Entre-temps, peu ou prou, des choses ont été faites en matière de transparence financière, que ce soit dans la gestion des deniers de l’Etat ou des entreprises publiques, et elles ont été visibles. Budget après budget, loi de Finances complémentaire après loi de Finances complémentaires, rien ne filtre encore sur la manière dont été dépensés les milliards de dinars. Des rapports, comme ceux de la CGF qui contrôle la gestion des finances publiques, celui la Cour des Comptes qui n’est rendu public qu’en résumé très expurgé, ou celui de la Cour de discipline financière, ne sont pas rendus publics. Et s’ils le sont, ce n’est jamais dans leur intégralité. Un chef d’Etat qui se fait payer par une TV étrangère, en plus de sa pension de retraite de médecin, deux chefs d’Etat dont on ignore tout des finances personnelles et des ministres hommes d’affaires. De tous ceux-là, personne ne sait s’ils ont ou non fait déclaration de leurs biens, si ces déclarations ont été contrôlées et si ceux qui ont quitté le gouvernement possédaient toujours les mêmes biens ou bien plus. On ne sait pas non plus combien de nos ministres hommes d’affaires possèdent encore des comptes à l’étranger et si ces comptes sont toujours actifs et alimentés par quoi. On a essayé de poser toutes ces questions au ministre Ladgham qui nous a correctement envoyé sur les roses.
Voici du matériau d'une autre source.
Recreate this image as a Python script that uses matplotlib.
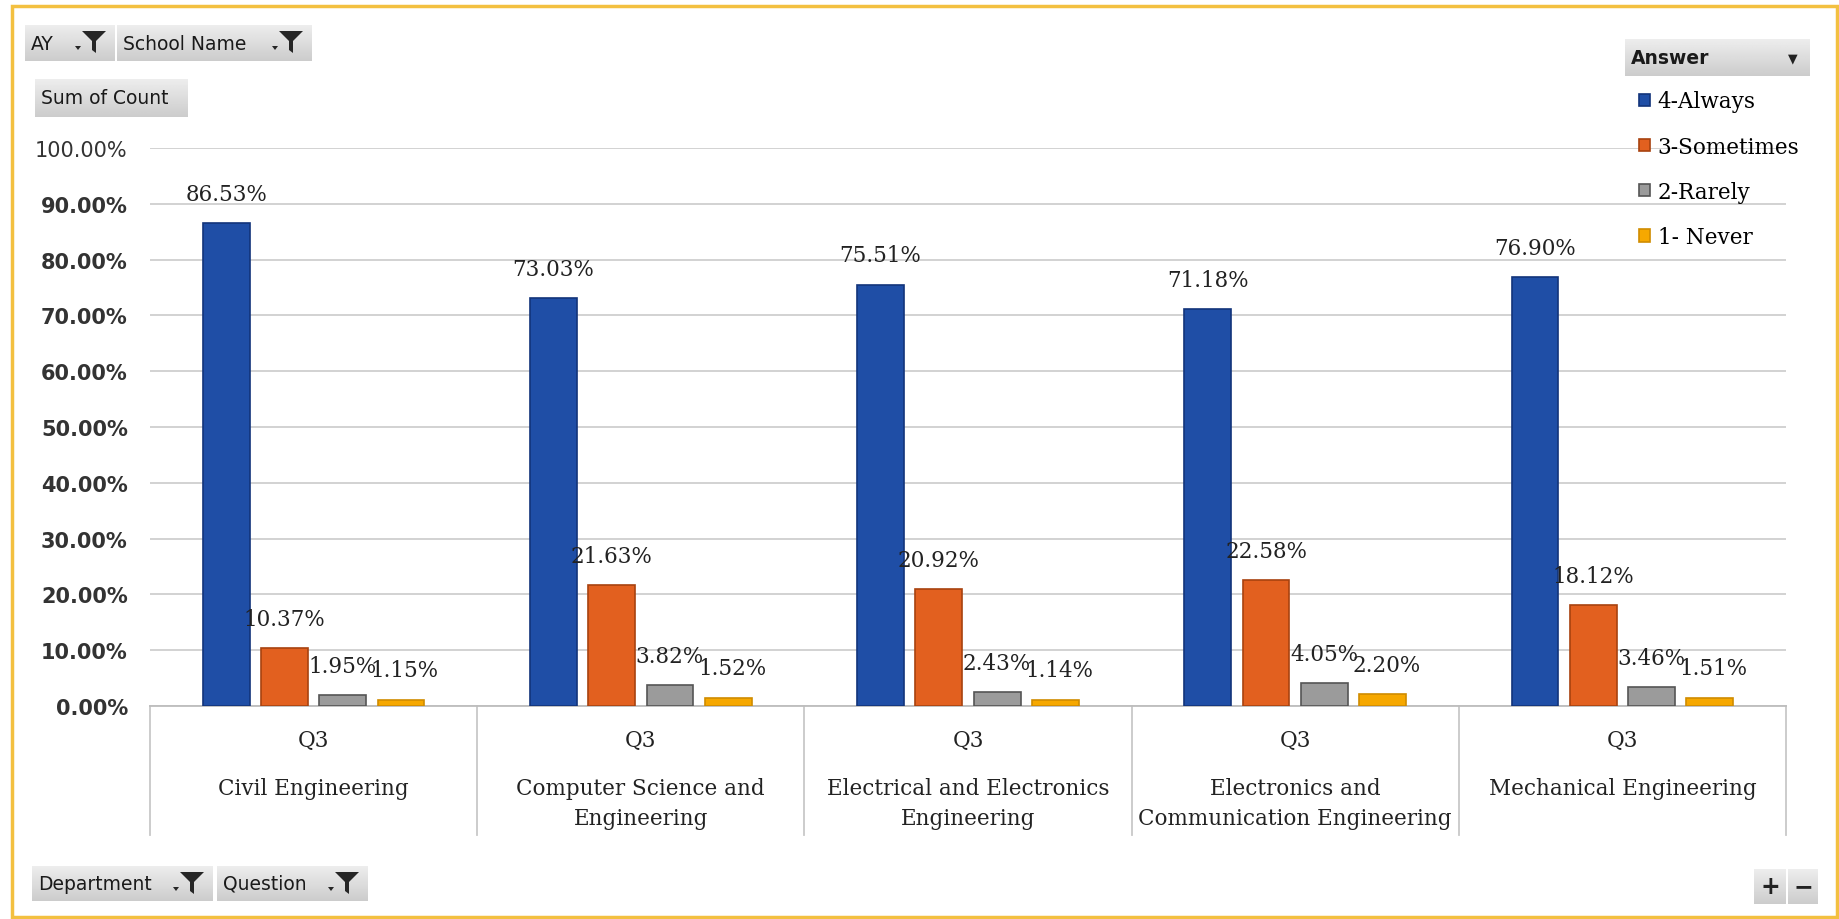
import matplotlib
matplotlib.use("Agg")
import matplotlib.pyplot as plt
import numpy as np
from matplotlib.patches import Polygon, Rectangle

# ---- data ----
departments = ["Civil Engineering", "Computer Science and\nEngineering",
               "Electrical and Electronics\nEngineering",
               "Electronics and\nCommunication Engineering",
               "Mechanical Engineering"]
question = "Q3"
answers = ["4-Always", "3-Sometimes", "2-Rarely", "1- Never"]
always    = [86.53, 73.03, 75.51, 71.18, 76.90]
sometimes = [10.37, 21.63, 20.92, 22.58, 18.12]
rarely    = [1.95, 3.82, 2.43, 4.05, 3.46]
never     = [1.15, 1.52, 1.14, 2.20, 1.51]
yticks = [0, 10, 20, 30, 40, 50, 60, 70, 80, 90, 100]

colors = ["#1f4ea6", "#e2601f", "#9b9b9b", "#f6a800"]
edges  = ["#12347a", "#a8420f", "#555555", "#d08c00"]

W, H = 1839, 920
fig = plt.figure(figsize=(W / 100, H / 100), dpi=100)
fig.patch.set_facecolor("white")

def fx(x):
    return x / W

def fy(y):
    return 1 - y / H

# outer frame of the scanned chart
fig.patches.append(Rectangle((fx(12), fy(918)), fx(1837) - fx(12), fy(7) - fy(918),
                             transform=fig.transFigure, fill=False,
                             edgecolor="#f3c040", linewidth=2.5))

ax = fig.add_axes([fx(150), fy(707), (1786 - 150) / W, (707 - 149) / H])
series = [always, sometimes, rarely, never]
x = np.arange(len(departments))
bw = 0.143
step = 0.178
for i, vals in enumerate(series):
    pos = x + (i - 1.5) * step
    bars = ax.bar(pos, vals, width=bw, color=colors[i], edgecolor=edges[i],
                  linewidth=1.2, label=answers[i], zorder=3)
    for b, v in zip(bars, vals):
        ax.annotate(f"{v:.2f}%", (b.get_x() + b.get_width() / 2 + (0.012 if i == 3 else 0), v),
                    xytext=(0, 21), textcoords="offset points", ha="center",
                    va="center", fontsize=15.5, family="DejaVu Serif",
                    color="#222222", zorder=5)

ax.set_xlim(-0.5, len(departments) - 0.5)
ax.set_ylim(0, 100)
ax.set_yticks(yticks)
ax.set_yticklabels([f"{t:.2f}%" for t in yticks], fontsize=15, family="DejaVu Sans",
                   fontweight="bold", color="#333333")
ax.get_yticklabels()[-1].set_fontweight("normal")
ax.tick_params(axis="y", length=0, pad=16)
ax.set_xticks([])
ax.grid(axis="y", color="#cfcfcf", linewidth=1.3, zorder=0)
for s in ["top", "right", "left"]:
    ax.spines[s].set_visible(False)
ax.spines["bottom"].set_color("#bdbdbd")
ax.spines["bottom"].set_linewidth(1.3)

# category area under the axis
tr = ax.get_xaxis_transform()
for k in range(len(departments) + 1):
    ax.plot([k - 0.5, k - 0.5], [0, -0.232], transform=tr, clip_on=False,
            color="#c8c8c8", linewidth=1.3)
for k, d in enumerate(departments):
    ax.text(k, -0.061, question, transform=tr, ha="center", va="center",
            fontsize=15.5, family="DejaVu Serif", color="#222222")
    ax.text(k, -0.127, d, transform=tr, ha="center", va="top", fontsize=15.5,
            family="DejaVu Serif", color="#222222", linespacing=1.5)

# legend
fig.legend(loc="upper left", bbox_to_anchor=(fx(1620), fy(72)), frameon=False,
           prop={"family": "DejaVu Serif", "size": 15.5},
           handlelength=0.5, handleheight=0.5, handletextpad=0.35,
           labelspacing=1.08)


def gray_box(x0, y0, x1, y1):
    bax = fig.add_axes([fx(x0), fy(y1), (x1 - x0) / W, (y1 - y0) / H])
    grad = np.linspace(0.93, 0.80, 50).reshape(-1, 1)
    bax.imshow(grad, cmap="gray", vmin=0, vmax=1, aspect="auto",
               extent=[0, 1, 0, 1])
    bax.set_xlim(0, 1)
    bax.set_ylim(0, 1)
    bax.axis("off")
    return bax


def funnel(x0, y0):
    pts = [(0, 0), (24, 0), (14, 10), (14, 22), (10, 19), (10, 10)]
    fig.patches.append(Polygon([(fx(x0 + a), fy(y0 + b)) for a, b in pts],
                               closed=True, transform=fig.transFigure,
                               facecolor="#262626", edgecolor="none"))
    arr = [(0, 0), (6, 0), (3, 4)]
    fig.patches.append(Polygon([(fx(x0 - 7 + a), fy(y0 + 15 + b)) for a, b in arr],
                               closed=True, transform=fig.transFigure,
                               facecolor="#262626", edgecolor="none"))


def button(x0, y0, x1, y1, label, filt=True, bold=False):
    gray_box(x0, y0, x1, y1)
    fig.text(fx(x0 + 6), fy((y0 + y1) / 2), label, ha="left", va="center",
             fontsize=13.5, family="DejaVu Sans", color="#1a1a1a",
             fontweight="bold" if bold else "normal")
    if filt:
        funnel(x1 - 33, y0 + 6)


button(25, 26, 115, 62, "AY")
button(117, 26, 312, 62, "School Name")
button(35, 80, 187, 118, "Sum of Count", filt=False)
button(32, 867, 213, 902, "Department")
button(217, 867, 368, 902, "Question")
button(1625, 40, 1810, 77, "Answer", filt=False, bold=True)
fig.text(fx(1793), fy(59), "▼", ha="center", va="center", fontsize=9,
         family="DejaVu Sans", color="#222222")

gray_box(1754, 870, 1786, 905)
gray_box(1788, 870, 1818, 905)
fig.text(fx(1770), fy(887), "+", ha="center", va="center", fontsize=17,
         family="DejaVu Sans", fontweight="bold", color="#222222")
fig.text(fx(1803), fy(887), "−", ha="center", va="center", fontsize=17,
         family="DejaVu Sans", fontweight="bold", color="#222222")

fig.savefig("out.png", dpi=100)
– La corruption a changé de camps.

Il faut ajouter à cela que le budget de l’Etat est établi de manière à ce que personne, ou presque, ne comprenne ce qu’il veut dire et ne puisse en déchiffrer les secrets. On n’y trouve ainsi pas, dans le détail, les salaires des différents ministres et des deux présidents. Rien non plus sur leurs privilèges financiers et autres facilités, le nombre de voitures mises à disposition, les aides ménagères, les immeubles et villas de l’Etat mis à leur disposition. Rien non plus sur les dépenses de l’ANC (Assemblée Nationale Constituante). Tout y est dit, mais des formules qui ne veulent rien dire et pourraient permettre tous les excès. On y ajoutera le très peu d’informations disponibles sur les sites des différents ministères et autres institutions financières, sur la manière dont ont été dépensés les milliards de Dinars de prêts contractés au nom et sur le dos de toute la population. Tout cela, parce que la bonne gouvernance commence par la transparence et parce qu’avant de lutter contre corruption, il fallait d’abord instaurer et mettre en exécution les règles de la transparence.
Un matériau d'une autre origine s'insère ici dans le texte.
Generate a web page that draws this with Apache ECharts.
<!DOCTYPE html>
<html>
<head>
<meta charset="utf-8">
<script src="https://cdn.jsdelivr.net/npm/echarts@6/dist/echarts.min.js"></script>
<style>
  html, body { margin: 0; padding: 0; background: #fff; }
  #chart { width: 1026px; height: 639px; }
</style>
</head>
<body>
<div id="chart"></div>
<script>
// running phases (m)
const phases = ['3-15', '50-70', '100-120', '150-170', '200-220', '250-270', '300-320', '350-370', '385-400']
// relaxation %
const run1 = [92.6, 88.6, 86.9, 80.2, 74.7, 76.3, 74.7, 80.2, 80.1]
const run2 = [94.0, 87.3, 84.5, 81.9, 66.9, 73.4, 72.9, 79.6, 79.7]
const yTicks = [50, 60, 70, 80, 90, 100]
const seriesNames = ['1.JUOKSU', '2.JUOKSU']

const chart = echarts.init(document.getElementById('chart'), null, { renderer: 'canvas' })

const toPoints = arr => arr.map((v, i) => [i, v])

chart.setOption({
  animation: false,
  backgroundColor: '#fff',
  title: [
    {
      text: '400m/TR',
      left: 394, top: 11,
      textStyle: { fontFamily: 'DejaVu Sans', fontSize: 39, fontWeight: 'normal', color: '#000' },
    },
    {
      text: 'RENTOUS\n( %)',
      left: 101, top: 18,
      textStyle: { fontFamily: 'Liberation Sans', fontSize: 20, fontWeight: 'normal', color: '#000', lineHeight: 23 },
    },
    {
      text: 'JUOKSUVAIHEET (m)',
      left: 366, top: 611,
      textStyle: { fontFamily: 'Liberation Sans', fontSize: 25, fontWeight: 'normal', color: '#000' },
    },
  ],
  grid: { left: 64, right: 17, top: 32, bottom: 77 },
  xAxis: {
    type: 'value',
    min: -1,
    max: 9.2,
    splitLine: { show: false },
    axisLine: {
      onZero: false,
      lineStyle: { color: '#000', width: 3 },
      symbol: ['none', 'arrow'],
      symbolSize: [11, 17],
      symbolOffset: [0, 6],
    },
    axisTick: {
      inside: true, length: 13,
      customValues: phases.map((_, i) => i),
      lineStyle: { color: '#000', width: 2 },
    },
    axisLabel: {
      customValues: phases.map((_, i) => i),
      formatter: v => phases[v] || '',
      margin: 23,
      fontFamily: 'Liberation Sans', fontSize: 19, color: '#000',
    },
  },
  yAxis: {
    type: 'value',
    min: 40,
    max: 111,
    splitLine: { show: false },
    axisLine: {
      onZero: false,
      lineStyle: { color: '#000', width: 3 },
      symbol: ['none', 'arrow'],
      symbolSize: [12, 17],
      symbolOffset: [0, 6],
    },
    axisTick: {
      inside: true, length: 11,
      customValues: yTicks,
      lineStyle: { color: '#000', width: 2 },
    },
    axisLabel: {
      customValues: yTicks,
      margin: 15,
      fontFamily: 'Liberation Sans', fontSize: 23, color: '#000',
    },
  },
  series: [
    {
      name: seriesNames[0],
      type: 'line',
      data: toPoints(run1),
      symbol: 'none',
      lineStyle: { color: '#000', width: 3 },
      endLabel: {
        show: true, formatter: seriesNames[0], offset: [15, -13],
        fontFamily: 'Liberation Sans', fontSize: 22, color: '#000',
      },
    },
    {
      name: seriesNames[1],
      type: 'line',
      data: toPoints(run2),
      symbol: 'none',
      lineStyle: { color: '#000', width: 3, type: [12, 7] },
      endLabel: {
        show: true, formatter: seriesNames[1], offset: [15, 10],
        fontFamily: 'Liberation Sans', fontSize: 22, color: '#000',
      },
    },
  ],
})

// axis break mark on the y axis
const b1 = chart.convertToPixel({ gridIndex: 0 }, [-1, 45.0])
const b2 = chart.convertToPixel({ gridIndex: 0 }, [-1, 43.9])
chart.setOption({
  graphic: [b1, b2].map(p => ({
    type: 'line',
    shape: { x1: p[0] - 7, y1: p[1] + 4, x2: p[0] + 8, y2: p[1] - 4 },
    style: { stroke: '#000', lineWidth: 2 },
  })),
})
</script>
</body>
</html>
Quant à la lutte contre la corruption, le ministre Ladgham parle jusqu’ici plus de la corruption des autres et non de celle qui existe depuis l’installation des deux gouvernements dont il est issu. Et alors qu’il ne parle, dans les émissions TV, que de la corruption de 114 ou de 200 personnes, des experts, nationaux et internationaux, s’accordent à dire que l’un des plus grands effets de la révolution a été la «démocratisation de la corruption», qui explose, touche de nouvelles couches de population et de nouveaux responsables, politiques et économiques. Napoléon, paraît-il, aurait dit que «la révolution n’enlève pas les privilèges, elle en change seulement les bénéficiaires».